Kan ile ilgili birleşik kelimeler
- Kan akçesi: Eski hukukta, birini yaralayandan ya da öldürenden alınıp yaralanana ya da ölenin mirasçılarına verilen para.
- Kan taşı: Yüzük ve mühür yapılan damarlı, kırmızı akik türü.
- Kan bağı ailesi: (toplum bilim) Sanayi devrimi öncesi toplumlarda, çekirdek ve karı koca ailesi öncesinde görülen, aynı kandan, aynı soydan gelen bireylerin oluşturdukları bir büyük aile türü.
- Kan davası: (toplum bilim) Geçmişte aralarında kan dökülmüş olması ya da başka bir nedenle kökleşmiş bir düşmanlık bulunan iki ailenin ya da ilkel topluluğun karşılıklı kan gütmesi. Kan davası özellikle ilkeller arasında çok yaygındır, kendi ilkeleri vardır, kurumsallaşmış ve gelenekselleşmiştir. Ama çok çok yanlıştır.
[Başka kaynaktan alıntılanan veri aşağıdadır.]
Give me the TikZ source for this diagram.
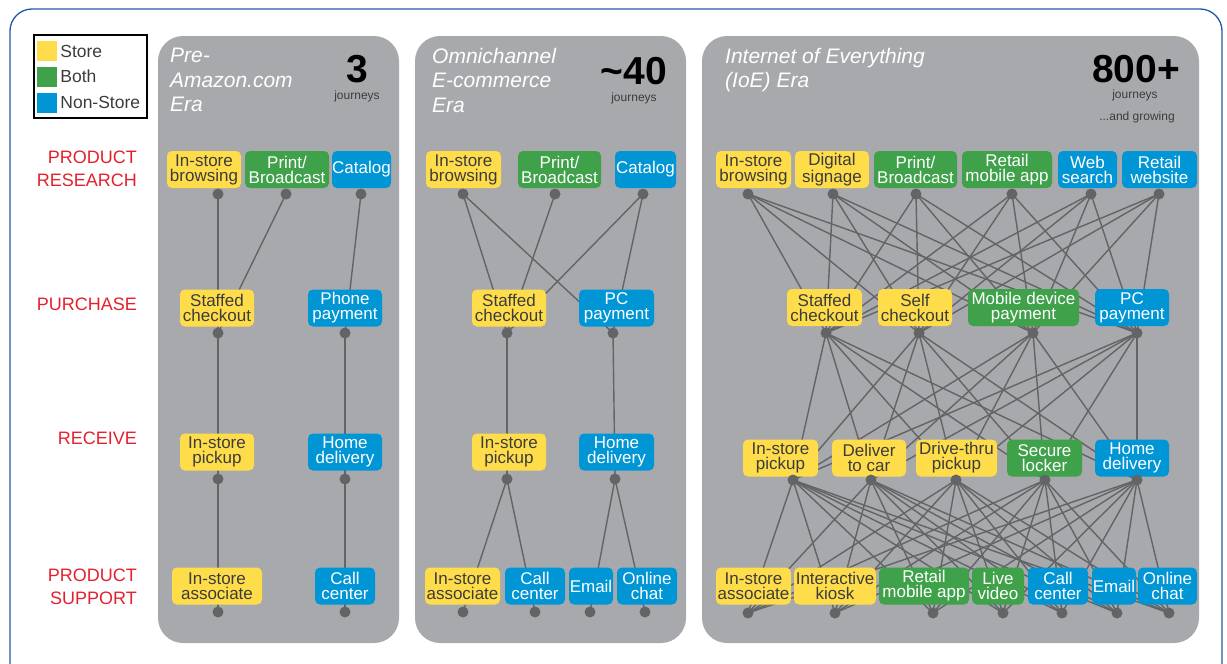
\documentclass[tikz,border=0pt]{standalone}
\usepackage{fontspec}
\setmainfont{Liberation Sans}
\usetikzlibrary{positioning}
\definecolor{storeyellow}{HTML}{FFDD4A}
\definecolor{bothgreen}{HTML}{3FA14A}
\definecolor{nonblue}{HTML}{0096D6}
\definecolor{panelgray}{HTML}{A7A9AC}
\definecolor{dotgray}{HTML}{636466}
\definecolor{stagered}{HTML}{E4202E}
\definecolor{framecol}{HTML}{2457A6}
\definecolor{boxtext}{HTML}{3C3C3C}
\pgfdeclarelayer{back}
\pgfdeclarelayer{edges}
\pgfsetlayers{back,edges,main}
\tikzset{
  box/.style={rounded corners=5pt, minimum height=37, inner sep=0pt, align=center,
    font=\fontsize{17}{15}\selectfont},
  store/.style={box, fill=storeyellow, text=boxtext},
  both/.style={box, fill=bothgreen, text=white},
  nonstore/.style={box, fill=nonblue, text=white},
  dot/.style={circle, fill=dotgray, inner sep=0pt, minimum size=11},
  link/.style={draw=dotgray, line width=1.4pt},
  panel/.style={fill=panelgray, rounded corners=25pt},
  stagelabel/.style={text=stagered, align=right, anchor=east, inner sep=0pt,
    font=\fontsize{18}{23}\selectfont},
  era/.style={anchor=north west, align=left, text=white, inner sep=0pt,
    font=\itshape\fontsize{21}{24.5}\selectfont},
  count/.style={inner sep=0pt, text=black, font=\bfseries\fontsize{39}{39}\selectfont},
  journeys/.style={inner sep=0pt, text=boxtext, font=\fontsize{12}{12}\selectfont},
  legendkey/.style={minimum size=20, inner sep=0pt},
  legendtext/.style={inner sep=0pt, text=boxtext, font=\fontsize{17.5}{17.5}\selectfont}
}
\begin{document}
\begin{tikzpicture}[x=1pt,y=-1pt]
  \useasboundingbox (0,0) rectangle (1227,664);
  \clip (0,0) rectangle (1227,664);
  %% outer frame
  \draw[framecol, line width=1.3pt, rounded corners=22pt] (10,9) rectangle (1222,720);
  %% legend
  \draw[line width=2pt] (34,35) rectangle (147,118);
  \node[legendkey, fill=storeyellow] (keystore) at (47,51) {};
  \node[legendkey, fill=bothgreen] (keyboth) at (47,76.5) {};
  \node[legendkey, fill=nonblue] (keynon) at (47,102.5) {};
  \node[legendtext, right=3pt of keystore] (txtstore) {Store};
  \node[legendtext, right=3pt of keyboth] (txtboth) {Both};
  \node[legendtext, right=3pt of keynon] (txtnon) {Non-Store};
  %% stage labels
  \node[stagelabel] (research) at (137,168.5) {PRODUCT\\RESEARCH};
  \node[stagelabel] (purchase) at (137,304) {PURCHASE};
  \node[stagelabel] (receive) at (137,438) {RECEIVE};
  \node[stagelabel] (support) at (137,586.5) {PRODUCT\\SUPPORT};
  %% panels
  \begin{pgfonlayer}{back}
    \fill[panel] (158,36) rectangle (399,643);
    \fill[panel] (415,36) rectangle (686,643);
    \fill[panel] (702,36) rectangle (1199,643);
  \end{pgfonlayer}
  %% era titles and counts
  \node[era] (era1) at (170,48) {Pre-\\Amazon.com\\Era};
  \node[era] (era2) at (432,48) {Omnichannel\\E-commerce\\Era};
  \node[era] (era3) at (725,48) {Internet of Everything\\(IoE) Era};
  \node[count] (num1) at (357,69) {3};
  \node[journeys] (jour1) at (357,96) {journeys};
  \node[count] (num2) at (634,71) {\textasciitilde40};
  \node[journeys] (jour2) at (634,98) {journeys};
  \node[count] (num3) at (1136,69) {800+};
  \node[journeys] (jour3) at (1135,95) {journeys};
  \node[journeys] (grow3) at (1137,117) {...and growing};
  %% pre-Amazon.com era
  \node[store, minimum width=74] (p1a) at (204,169.5) {In-store\\browsing};
  \node[both, minimum width=84] (p1b) at (287,169.5) {Print/\\Broadcast};
  \node[nonstore, minimum width=59] (p1c) at (361.5,169.5) {Catalog};
  \node[store, minimum width=74] (p1d) at (217,308) {Staffed\\checkout};
  \node[nonstore, minimum width=74] (p1e) at (345,308) {Phone\\payment};
  \node[store, minimum width=74] (p1f) at (217,452) {In-store\\pickup};
  \node[nonstore, minimum width=74] (p1g) at (345,452) {Home\\delivery};
  \node[store, minimum width=90] (p1h) at (217,586) {In-store\\associate};
  \node[nonstore, minimum width=60] (p1i) at (345,586) {Call\\center};
  %% omnichannel era
  \node[store, minimum width=75] (p2a) at (463.5,169.5) {In-store\\browsing};
  \node[both, minimum width=83] (p2b) at (559.5,169.5) {Print/\\Broadcast};
  \node[nonstore, minimum width=61] (p2c) at (645.5,169.5) {Catalog};
  \node[store, minimum width=74] (p2d) at (509,308) {Staffed\\checkout};
  \node[nonstore, minimum width=75] (p2e) at (616.5,308) {PC\\payment};
  \node[store, minimum width=74] (p2f) at (509,452) {In-store\\pickup};
  \node[nonstore, minimum width=75] (p2g) at (616.5,452) {Home\\delivery};
  \node[store, minimum width=75] (p2h) at (462.5,586) {In-store\\associate};
  \node[nonstore, minimum width=60] (p2i) at (535,586) {Call\\center};
  \node[nonstore, minimum width=44] (p2j) at (591,586) {Email};
  \node[nonstore, minimum width=60] (p2k) at (647,586) {Online\\chat};
  %% IoE era
  \node[store, minimum width=75] (p3a) at (753.5,169.5) {In-store\\browsing};
  \node[store, minimum width=74] (p3b) at (832,169.5) {Digital\\signage};
  \node[both, minimum width=83] (p3c) at (915.5,169.5) {Print/\\Broadcast};
  \node[both, minimum width=90] (p3d) at (1007,169.5) {Retail\\mobile app};
  \node[nonstore, minimum width=59] (p3e) at (1087.5,169.5) {Web\\search};
  \node[nonstore, minimum width=75] (p3f) at (1159.5,169.5) {Retail\\website};
  \node[store, minimum width=75] (p3g) at (824.5,307.5) {Staffed\\checkout};
  \node[store, minimum width=74] (p3h) at (915,307.5) {Self\\checkout};
  \node[both, minimum width=111] (p3i) at (1023.5,307.5) {Mobile device\\payment};
  \node[nonstore, minimum width=74] (p3j) at (1132,307.5) {PC\\payment};
  \node[store, minimum width=75] (p3k) at (780.5,458) {In-store\\pickup};
  \node[store, minimum width=74] (p3l) at (869,458) {Deliver\\to car};
  \node[store, minimum width=81] (p3m) at (956.5,458) {Drive-thru\\pickup};
  \node[both, minimum width=75] (p3n) at (1044.5,458) {Secure\\locker};
  \node[nonstore, minimum width=74] (p3o) at (1132,458) {Home\\delivery};
  \node[store, minimum width=75] (p3p) at (753.5,586) {In-store\\associate};
  \node[store, minimum width=82] (p3q) at (835,586) {Interactive\\kiosk};
  \node[both, minimum width=90] (p3r) at (924,586) {Retail\\mobile app};
  \node[both, minimum width=52] (p3s) at (998,586) {Live\\video};
  \node[nonstore, minimum width=60] (p3t) at (1058,586) {Call\\center};
  \node[nonstore, minimum width=44] (p3u) at (1114,586) {Email};
  \node[nonstore, minimum width=59] (p3v) at (1167.5,586) {Online\\chat};
  %% dots under the boxes
  \foreach \n/\x/\y in {p1a/218/194, p1b/286/194, p1c/361/194, p1d/218/333, p1e/345/333,
      p1f/218/479, p1g/345/479, p1h/218/612, p1i/345/612,
      p2a/463/194, p2b/555/194, p2c/643/194, p2d/507/333, p2e/613/333,
      p2f/507/479, p2g/615/479, p2h/463/612, p2i/535/612, p2j/590/612, p2k/645/612,
      p3a/748/194, p3b/833/194, p3c/916/194, p3d/1012/194, p3e/1091/194, p3f/1159/194,
      p3g/826/333, p3h/919/333, p3i/1033/333, p3j/1137/333,
      p3k/793/480, p3l/871/480, p3m/956/480, p3n/1045/480, p3o/1137/480,
      p3p/748/613, p3q/835/613, p3r/933/613, p3s/1003/613, p3t/1062/613, p3u/1117/613, p3v/1169/613}
    \node[dot] (\n-d) at (\x,\y) {};
  %% journeys
  \begin{pgfonlayer}{edges}
    \foreach \s/\t in {p1a/p1d, p1b/p1d, p1c/p1e, p1d/p1f, p1e/p1g, p1f/p1h, p1g/p1i,
        p2a/p2d, p2a/p2e, p2b/p2d, p2c/p2d, p2c/p2e, p2d/p2f, p2e/p2g,
        p2f/p2h, p2f/p2i, p2g/p2j, p2g/p2k}
      \draw[link] (\s-d.center) -- (\t-d.center);
    \foreach \s in {p3a,p3b,p3c,p3d,p3e,p3f}
      \foreach \t in {p3g,p3h,p3i,p3j}
        \draw[link] (\s-d.center) -- (\t-d.center);
    \foreach \s in {p3g,p3h,p3i,p3j}
      \foreach \t in {p3k,p3l,p3m,p3n,p3o}
        \draw[link] (\s-d.center) -- (\t-d.center);
    \foreach \s in {p3k,p3l,p3m,p3n,p3o}
      \foreach \t in {p3p,p3q,p3r,p3s,p3t,p3u,p3v}
        \draw[link] (\s-d.center) -- (\t-d.center);
  \end{pgfonlayer}
\end{tikzpicture}
\end{document}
- Kan hısımlığı: Soy akrabalığı.
- Kan kardeşi: Birlerinin akan kanlarını temas ettirme yoluyla kardeşlik andı içerek kardeş olanlardan her biri, ant kardeşi.
- Kan kardeşliği: İki kişinin, kanlarını karıştırmalarıyla kurulan ve her ikisine de gerçek kardeşler arasındaki hak ve görevlerin tıpkısını yükleyen dostluk bağı.
- Kan karışıklığı: İki ya da daha çok ırkın karışması durumu.
- Kan korkusu (yılgısı): (psikoloji) Kan karşısında korku duyma durumu.